Peter West's business headquarters amounts to little more than a storage unit he sometimes makes a cup of tea in, which is why he was surprised to learn of a $400 increase in his electricity bill this financial year.
Tensile Canopy Systems is Mr West's 'one man band' business that designed and installed fabric canopies.
Most days he is on the road and uses his commercial unit to store materials but because he uses so little electricity his power bill will end up costing about $400 more than last financial year.
In the last budget, the state government introduced a 236 per cent increase in the supply charge portion of Synergy's L1 tariff for small businesses. The increase was applied from July 1 and equated to a jump from 51 cents a day to $1.71 a day.
The electricity usage charge rate was reduced from 30.3 cents per unit to 24.3 cents. This meant the more electricity a business used the more money they could save on their bill compared to last year, potentially negating the increased supply charge.
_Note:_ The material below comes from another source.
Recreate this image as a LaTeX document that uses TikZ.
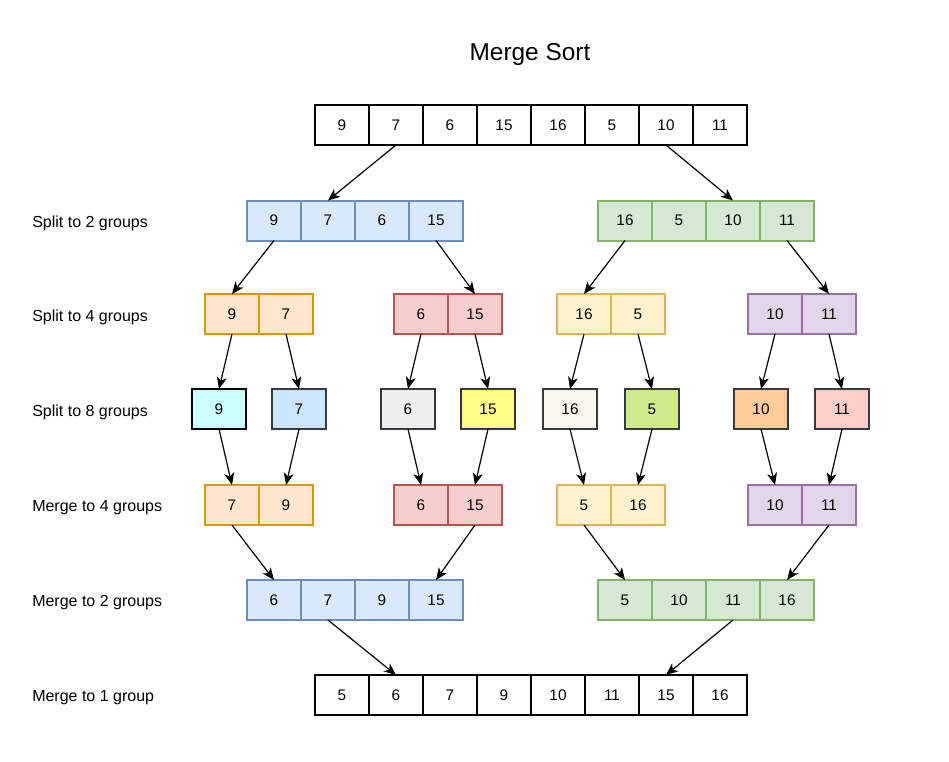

Mr West used a tiny 183 units last year, which meant he didn't use enough power to negate the supply charge increase and would have to wear most of the cost.
"The building isn’t being used very much, its mostly for storage. We rarely leave the lights on, we have a computer plugged in and that's about all," he said.
"Maybe the kettle gets boiled once or twice a week ... because we don't use much power we've been stung by this.
"The average customer is actually saving, because they put the power cost down. I feel like I'm subsidising them."
Mr West's business was not alone.
Electricity bills for more than 20,500 small businesses have jumped at least 40 per cent, according to the WA Liberals.
Opposition treasury spokesman Dean Nalder released figures showing customers who used five units or less of electricity a day had annual bills jump on average from $723 a year to $1012.
Mr Nalder said low users were adversely impacted by the way the government increased the fixed component of electricity bills.
"I just don't think there's been due consideration given to adverse impact it has on the small energy users," he said.
"It becomes such an impost on these small businesses.
"They hadn't necessarily considered this cost, they hadn't necessarily budgeted for it, they weren't aware that the government was planning such a large increase."
Mr West said that while $400 might not seem like much, to small business owners who pour their life savings into their business, every dollar counted.
"At the moment my annual income is about $50,000...this does affect me, it comes straight out of my pocket," he said.
"They should have left a subsidy or something for small businesses who won't feel the benefit of the lower usage charges."
Mr Nalder said it was time the state government started owning responsibility for cost of living increases rather than pointing the finger at previous Liberal governments.
He said the former government had increased electricity charges during its first term when wages growth was strong.
"If they're whinging about that, they're actually compounding it," Mr Nalder said.
He said the latest round of increases had come at a time when wage growth had been restrained and when inflation had been running at about 1 per cent.
"When you put up household charges by 13 per cent, it's 13 times the rate of inflation and that's where the difference is," he said.
"If you see the reports coming out from ABS about savings rates in Australia, it's at around 1 per cent.
"So we're really chewing into people's discretionary income and when you see that and when you see fuel prices having gone up and these sorts of things, households are really hurting and households really have to tighten up."
Treasurer and Energy Minister Ben Wyatt said the decision to increase the supply charge was not taken lightly and the average bill would be reduced by 5.6 per cent.
"It was also part of a process of ‘rebalancing’ tariffs," he said.
"These tariffs were rebalanced to achieve a price structure that will incentivise efficient use of electricity and result in fairer sharing of costs.
"Currently, Western Power’s fixed charge for providing the electricity grid connection makes up about half of Synergy’s costs of supplying electricity to a small business premises.
"The rebalancing of the tariff aligns the daily supply charge with these grid costs, so that electricity bills will now more closely reflect the true cost of being connected to grid.
"While increasing fees and charges is a difficult decision, the 2018‑19 Budget was intended to balance the requirements of budget repair against the impact on households and businesses."
Mr Wyatt said the cost of providing services such as electricity, water and public transport continued to increase and that had to be met directly or indirectly through subsidies funded by the state.
"But the dilemma can be put simply, had Mr Nalder and the rest of the Liberals and Nationals not destroyed the state’s finances when in government, then such decisions would not have needed to be made so urgently," he said.
Chamber of Commerce and Industry WA chief economist Rick Newnham said they had long supported tariff reforms so prices reflected the true cost of supplying electricity.
He called for more competition to drive down prices.
“Ongoing subsidies have contributed to high state debt and held back reforms to enhance competition in the electricity market,” he said.
“Rather than subsidies, the focus should be on reforms that attract private sector investment and support greater competition in the electricity sector, which will put downward pressure on costs over the long term.”